Think you two guys might be missing each other's point, but I have a
long list of emails yet to read to prove it.
Gabe admits technology has advanced, but think his point is at a
different place. Philosophically perhaps, not sure.
That's why I think I asked earlier this morning where was the sighted
community 20 years later. Or was that in one of the several replies
I atempted and deleeted. Can't remember for sure now, sort of a long
day.
On Mar 17, 2006, at 8:52 AM, Travis Siegel wrote:
Oh come on, how can you possibly say we've gone nowhere. In 1986,
I was using a 4.77MHZ XT machine with 256K quickly upgraded to
640K, dos 3.3 (I think) and a 20MB hd, 1 5.25 floppy drive, and an
84-key keyboard. I could actually use 90% of the programs on the
machine, though some of them required a few gymnastics to make them
work.
Now, I've got a storage shed full of computers ranging from XT up
to Pentium 2 machines. 2 laptops on my desk (one with an hd that
needs an os reinstalled, and 1 with win2K on it) A desktop machine
running win98, a tower running linux, a mac mini maxed out with
10.4.6 on it, 1GB of ram, 80GB hd, 250GB external hd, and let's
see, about 75% of the programs are usable out of the box, and
roughly 80-85% can be made to work with some gymnastics.
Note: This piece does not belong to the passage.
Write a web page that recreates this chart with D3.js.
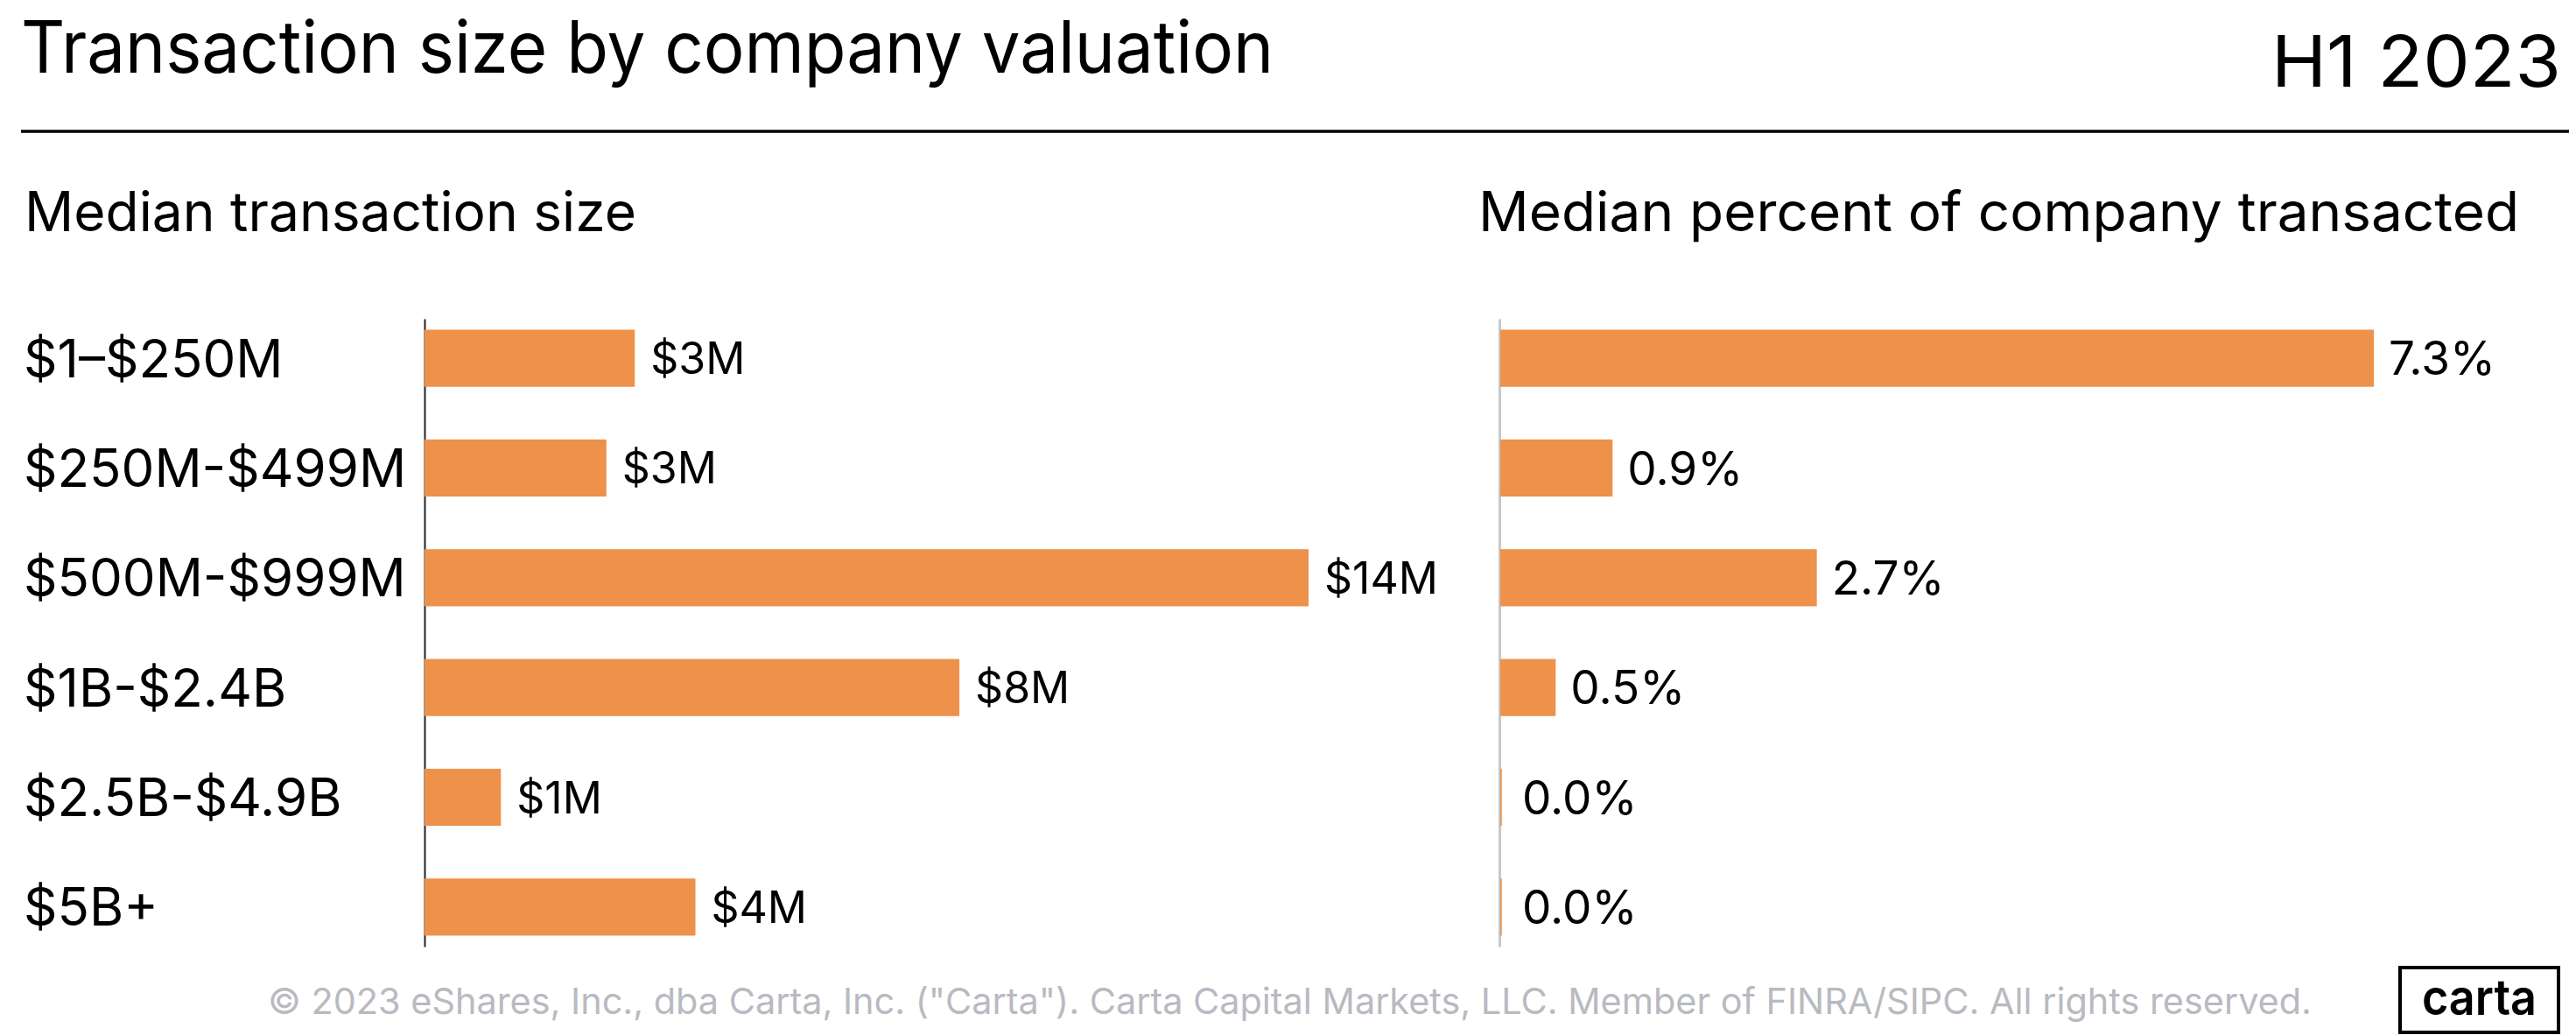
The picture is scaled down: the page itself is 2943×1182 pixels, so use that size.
<!DOCTYPE html>
<html><head><meta charset="utf-8">
<script src="https://cdn.jsdelivr.net/npm/d3@7"></script>
<style>
body{margin:0;background:#fff}
svg{display:block}
text{font-family:Inter,"Noto Sans",sans-serif}
</style>
</head><body>
<svg id="c" width="2943" height="1182"></svg>
<script>
const categories = ["$1–$250M", "$250M-$499M", "$500M-$999M", "$1B-$2.4B", "$2.5B-$4.9B", "$5B+"];
const sizeValues = [3.33, 2.88, 14.0, 8.47, 1.21, 4.29];
const sizeLabels = ["$3M", "$3M", "$14M", "$8M", "$1M", "$4M"];
const pctValues = [7.3, 0.945, 2.65, 0.47, 0.02, 0.02];
const pctLabels = ["7.3%", "0.9%", "2.7%", "0.5%", "0.0%", "0.0%"];

const title = "Transaction size by company valuation";
const period = "H1 2023";
const leftSubtitle = "Median transaction size";
const rightSubtitle = "Median percent of company transacted";
const footer = "© 2023 eShares, Inc., dba Carta, Inc. (\"Carta\"). Carta Capital Markets, LLC. Member of FINRA/SIPC. All rights reserved.";

const svg = d3.select("#c");
const BAR = "#ED914B";

function fit(sel, w) {
  sel.attr("textLength", w).attr("lengthAdjust", "spacingAndGlyphs");
  return sel;
}

// header
fit(svg.append("text").attr("x", 24).attr("y", 83).attr("font-size", 82).attr("fill", "#000").text(title), 1431);
fit(svg.append("text").attr("x", 2595).attr("y", 99).attr("font-size", 81).attr("fill", "#000").text(period), 331);
svg.append("line").attr("x1", 24).attr("x2", 2935).attr("y1", 150).attr("y2", 150)
  .attr("stroke", "#000").attr("stroke-width", 3.5);
fit(svg.append("text").attr("x", 28).attr("y", 264).attr("font-size", 63).attr("fill", "#000").text(leftSubtitle), 699);
fit(svg.append("text").attr("x", 1689).attr("y", 264).attr("font-size", 63).attr("fill", "#000").text(rightSubtitle), 1189);

// scales
const y = d3.scaleBand().domain(categories).range([364, 1081]).paddingInner(0.48).paddingOuter(0.1);
const xL = d3.scaleLinear().domain([0, 14.0]).range([485, 1495]);
const xR = d3.scaleLinear().domain([0, 7.3]).range([1713, 2712]);

// left axis
const gL = svg.append("g").attr("transform", `translate(${xL(0)},0)`)
  .call(d3.axisLeft(y).tickSize(0).tickFormat(""));
gL.select(".domain").attr("stroke", "#222").attr("stroke-width", 2);

// category labels
svg.append("g").selectAll("text").data(categories).join("text")
  .attr("x", 27).attr("y", d => y(d) + y.bandwidth() / 2)
  .attr("dy", "0.36em").attr("font-size", 60).attr("fill", "#000")
  .text(d => d);

// left bars
svg.append("g").selectAll("rect").data(sizeValues).join("rect")
  .attr("x", xL(0)).attr("y", (d, i) => y(categories[i]))
  .attr("width", d => xL(d) - xL(0)).attr("height", y.bandwidth())
  .attr("fill", BAR);
svg.append("g").selectAll("text").data(sizeValues).join("text")
  .attr("x", d => xL(d) + 18).attr("y", (d, i) => y(categories[i]) + y.bandwidth() / 2)
  .attr("dy", "0.36em").attr("font-size", 50).attr("fill", "#000")
  .text((d, i) => sizeLabels[i]);

// right axis
const gR = svg.append("g").attr("transform", `translate(${xR(0)},0)`)
  .call(d3.axisLeft(y).tickSize(0).tickFormat(""));
gR.select(".domain").attr("stroke", "#c8c8c8").attr("stroke-width", 3);

svg.append("g").selectAll("rect").data(pctValues).join("rect")
  .attr("x", xR(0) + 1).attr("y", (d, i) => y(categories[i]))
  .attr("width", d => Math.max(0, xR(d) - xR(0) - 1)).attr("height", y.bandwidth())
  .attr("fill", BAR);
svg.append("g").selectAll("text").data(pctValues).join("text")
  .attr("x", d => Math.max(xR(d) + 17, xR(0) + 26)).attr("y", (d, i) => y(categories[i]) + y.bandwidth() / 2)
  .attr("dy", "0.36em").attr("font-size", 53).attr("fill", "#000")
  .text((d, i) => pctLabels[i]);

// footer
fit(svg.append("text").attr("x", 306).attr("y", 1158).attr("font-size", 41).attr("fill", "#B9BAC1").text(footer), 2335);

// logo
svg.append("rect").attr("x", 2742).attr("y", 1105).attr("width", 181).attr("height", 74)
  .attr("fill", "none").attr("stroke", "#000").attr("stroke-width", 4);
fit(svg.append("text").attr("x", 2767).attr("y", 1159).attr("font-size", 56).attr("font-weight", 600)
  .attr("fill", "#000").text("carta"), 131);
</script>
</body></html>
So, you say nothing's changed. I beg to differ. I can do just as
much as I did before (actually more, because the computer does it
faster now)
Plus now I have the ability to make my computer do absolutely
nothing millions of times faster than it ever would have been
possible 20 years ago. Not to mention, I could copy my 20MB hd
onto this 80GB hd 4 thousand times, and I can even waste more space
due to cluster size on my hd than my original one even had to start
with. Not to mention all the wonderfully complex graphical
resolutions that exist now. 320X200 could fit on my 1024X768
screen a few times with room to spare, and I can do all of this
without the aid of any additional hardware, just what ships with my
little miniMac. Try doing that in 1986.